Wednesday, November 13, 2019

The reason prices work in a free market

A price is an agreed-upon amount of money for a buy to pay a seller in exchange for goods and/or services.

The definition is not as exciting as reality.

• Sometimes they don't agree.
• Sometimes the price fails, and there's no transaction.
• Sometimes prices exclude some people and not others.
• Sometimes the seller reinvests from what was paid at a high price to enable more product delivery at a lower price.

A potential transaction starts an interaction. Mutual exchange of value is sought. For the seller, the price must be high enough; for the buyer, the value must be high enough and the price low enough.
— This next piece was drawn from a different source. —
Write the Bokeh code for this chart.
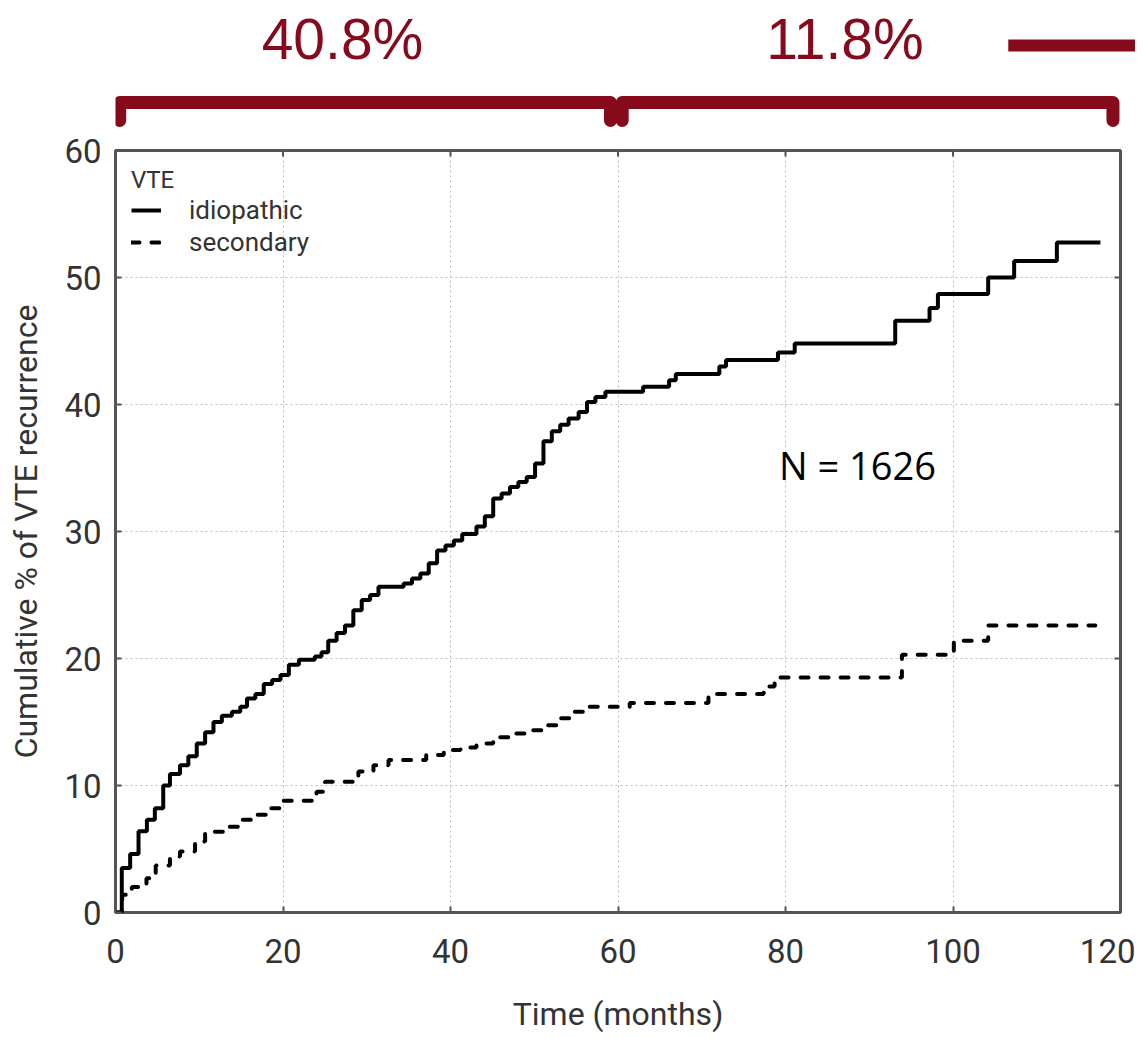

If buyer and seller can agree, then begins the great mystery and intrigue of negotiating over how much overlap there is in the price range for agreement: How much can the buyer pay? Will the seller go lower? If they agree to meet on a price, the transaction can proceed. If not, the transaction fails. In a free market, there is no guarantee, and that uncertainty is exactly why it works so well.

For some people, this is terrifying. Negotiation is unsettling. For those willing to overcome those fears, the rewards can be high. The larger the transaction, the larger the room for overlap on price between buyer and seller.

Once agreement is reached, it can be reached again, and again. This is why repeat customers and repeatable transactions are so valuable. The hard work is done. Agreement on price has been found. Now, just do it over and over. (This process repeating is also why people get used to assuming negotiation is not part of a transaction.)

Not all prices are fixed. Even stores that don't negotiate prices are fluid competitors in the marketplace. People negotiate and impose their customer uncertainty by taking their business to a competitor with a lower price.